NEWSTOP STORY

Presidency replies Catholic priest who blames Buhari for escalating wave of violence across Nigeria

The presidency on Tuesday replied a Catholic priest who accused President Muhammadu Buhari of not doing enough to check the incessant violence across Nigeria.

In a statement by Mr Buhari’s spokesperson, Mr. Garba Shehu, the presidency also blamed community leaders for the incessant violence across Nigeria.

Shehu was responding to a statement allegedly made by the Catholic Bishop of Yola Diocese, Mr Stephen Mamza.

Mamza allegedly accused Buhari of “sleeping on duty as Commander-in-Chief.”

The presidential aide said the Buhari administration has done a lot to improve the security in the North-east.

He then argued that Buhari was not to blame for the ethnic and religious violence that has claimed the lives of hundreds of people in many states in Nigeria including Adamawa, Taraba, Benue and Kaduna.

Shehu said rather than blame Buhari, community leaders are to blame for the violence.

“Sadly, one of the realities of today’s Nigeria is that it easy to blame President Buhari for the violence all around us. Community leaders are too scared to blame the warlords and the sponsors of killings we live with because they fear for their own lives.

“What is happening in several communities racked by inter-ethnic and religious violence is arising from the refusal of community leaders to point at known criminals in their midst for the law enforcement agencies to act against them. They rather blame President Buhari for their woes.”

Buhari has been criticised by many Nigerians for the insecurity across the country. While the government has indeed degraded Boko Haram, other forms of criminality including kidnappings, armed robbery, attacks on communities by armed persons, ethnic and religious violence have become commonplace across the country.

In an action that broke the old tradition of staying above politics, the Catholic Bishop of Yola Diocese, Rt. Rev. Fr. Stephen Mamza delivered a homily in which he spoke angrily against President Muhammadu Buhari, whom he described as “sleeping on duty as Commander-in-Chief.” This is not a fair comment.

There is so much that has changed in the past three to four years in and around Yola, and the Catholic Church in particular that a true assessment would show that but for the Change Administration of President Buhari, things would have continued the way they were, or even get worse. These could not have happened if a Commander-in- Chief was asleep.

Bishop Mamza was, and is still a strong member of the Adamawa Peace Initiative, API, composed of religious and community leaders which did the lovely work housing and feeding 400,000 displaced people from Northern Adamawa and Borno States in 2015. The API also did the extraordinary work of easing tensions between Muslims and Christians during that period and ensured that both groups did not turn on one another based on suspicion.

As widely reported by the local and international press, in the premises of St. Theresa’s Cathedral where Rev. Mamza ministered, there were more than 1,500 IDPs, mostly women and children on whom the church administered food rations and issued bags of maize, cooking oil and seasoning. We are truly touched and very grateful for the work that the Bishop and the others had done in that difficult period.

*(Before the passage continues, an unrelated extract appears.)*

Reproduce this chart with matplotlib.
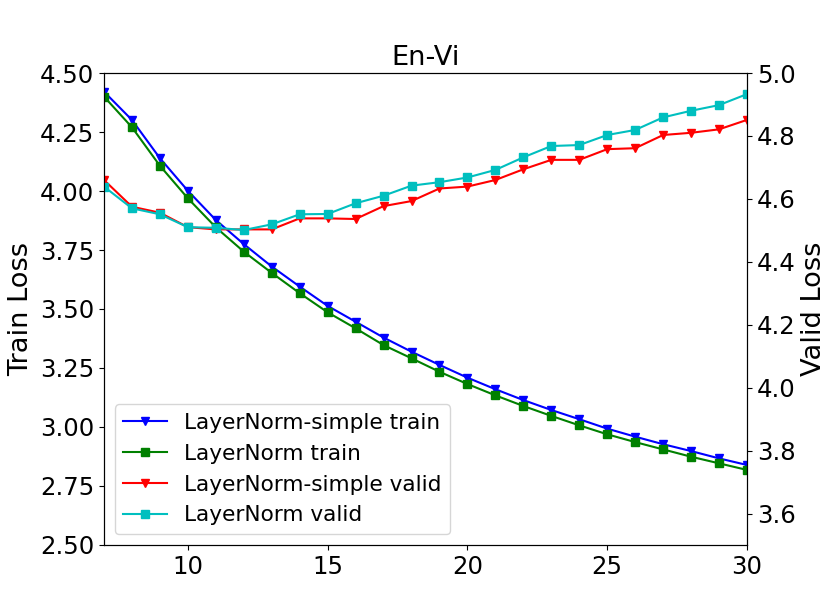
import matplotlib
matplotlib.use('Agg')
import matplotlib.pyplot as plt

# epochs
epochs = list(range(7, 31))

# train loss (left axis)
ln_simple_train = [4.421, 4.301, 4.139, 4.001, 3.877, 3.775, 3.680, 3.595, 3.513, 3.446,
                   3.379, 3.319, 3.263, 3.209, 3.160, 3.114, 3.072, 3.033, 2.993, 2.959,
                   2.927, 2.898, 2.867, 2.839]
ln_train = [4.400, 4.270, 4.107, 3.969, 3.846, 3.743, 3.653, 3.567, 3.486, 3.418,
            3.347, 3.291, 3.234, 3.182, 3.134, 3.089, 3.047, 3.007, 2.969, 2.936,
            2.905, 2.874, 2.846, 2.818]

# valid loss (right axis)
ln_simple_valid = [4.660, 4.575, 4.556, 4.510, 4.503, 4.503, 4.503, 4.538, 4.538, 4.536,
                   4.577, 4.593, 4.633, 4.639, 4.660, 4.694, 4.724, 4.724, 4.758, 4.761,
                   4.803, 4.810, 4.821, 4.851]
ln_valid = [4.639, 4.570, 4.551, 4.510, 4.508, 4.501, 4.519, 4.551, 4.552, 4.586,
            4.610, 4.642, 4.653, 4.668, 4.692, 4.732, 4.768, 4.771, 4.803, 4.819,
            4.859, 4.880, 4.898, 4.933]

fig = plt.figure(figsize=(8.3, 6.12), dpi=100)
ax = fig.add_axes([0.1253, 0.1095, 0.7747, 0.7712])
ax2 = ax.twinx()

l1, = ax.plot(epochs, ln_simple_train, 'b-v', lw=1.5, label='LayerNorm-simple train')
l2, = ax.plot(epochs, ln_train, 'g-s', lw=1.5, label='LayerNorm train')
l3, = ax2.plot(epochs, ln_simple_valid, 'r-v', lw=1.5, label='LayerNorm-simple valid')
l4, = ax2.plot(epochs, ln_valid, 'c-s', lw=1.5, label='LayerNorm valid')

ax.set_xlim(7, 30)
ax.set_ylim(2.5, 4.5)
ax2.set_ylim(3.5, 5.0)
ax.set_xticks([10, 15, 20, 25, 30])
ax.set_yticks([2.5, 2.75, 3.0, 3.25, 3.5, 3.75, 4.0, 4.25, 4.5])
ax.set_yticklabels(['%.2f' % v for v in ax.get_yticks()])
ax2.set_yticks([3.6, 3.8, 4.0, 4.2, 4.4, 4.6, 4.8, 5.0])

ax.tick_params(labelsize=17.6)
ax2.tick_params(labelsize=17.6)
ax.set_ylabel('Train Loss', fontsize=19.6)
ax2.set_ylabel('Valid Loss', fontsize=19.6)
ax.set_title('En-Vi', fontsize=19.6)

ax2.legend([l1, l2, l3, l4], [l.get_label() for l in [l1, l2, l3, l4]],
           loc='lower left', fontsize=15.6)

fig.savefig('out.png', dpi=100)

Now that Boko Haram has been degraded, the more than 400,000 displaced people absorbed by the Adamawa community have all gone back to Borno State and to those council areas in northern Adamawa.

In addition to the capital, Yola, the towns of Michika, Madagali and Mubi which had been occupied by Boko Haram during their military advances have since been retaken by the Nigerian military, whose personnel are also clearing litters of Boko Haram’s carnage and are, through the support of the administration as well as local and international partners, rebuilding roads and bridges, power lines, burnt schools, markets, destroyed churches and mosques.

Without an iota of doubt, the Northeast is better off with President Buhari than it was under the previous administration. That should explain the massive turnout of voters in the region, in spite of threats to life and property, to vote for the return of the President for a Second Term of four years.

Sadly, one of the realities of today’s Nigeria is that it easy to blame President Buhari for the violence all around us. Community leaders are too scared to blame the warlords and the sponsors of killings we live with because they fear for their own lives.

What is happening in several communities racked by inter-ethnic and religious violence is arising from the refusal of community leaders to point at known criminals in their midst for the law enforcement agencies to act against them. They rather blame President Buhari for their woes.

It is indeed an irony that in the week that Bishop Mamza was speaking, another Bishop with a known commitment to peace, and results to show for his work in neighbouring Plateau State, is being dispatched to go to Taraba, Adamawa and Benue States to work in collaboration with security agencies in mending broken inter-communal relationships.

This senseless violence can never be condoned by the administration and we sympathize with the families of those who lost loved ones as well as those injured. The administration’s intense security efforts and peace building will not only continue, but will expand in response to such explosions of violence in the country.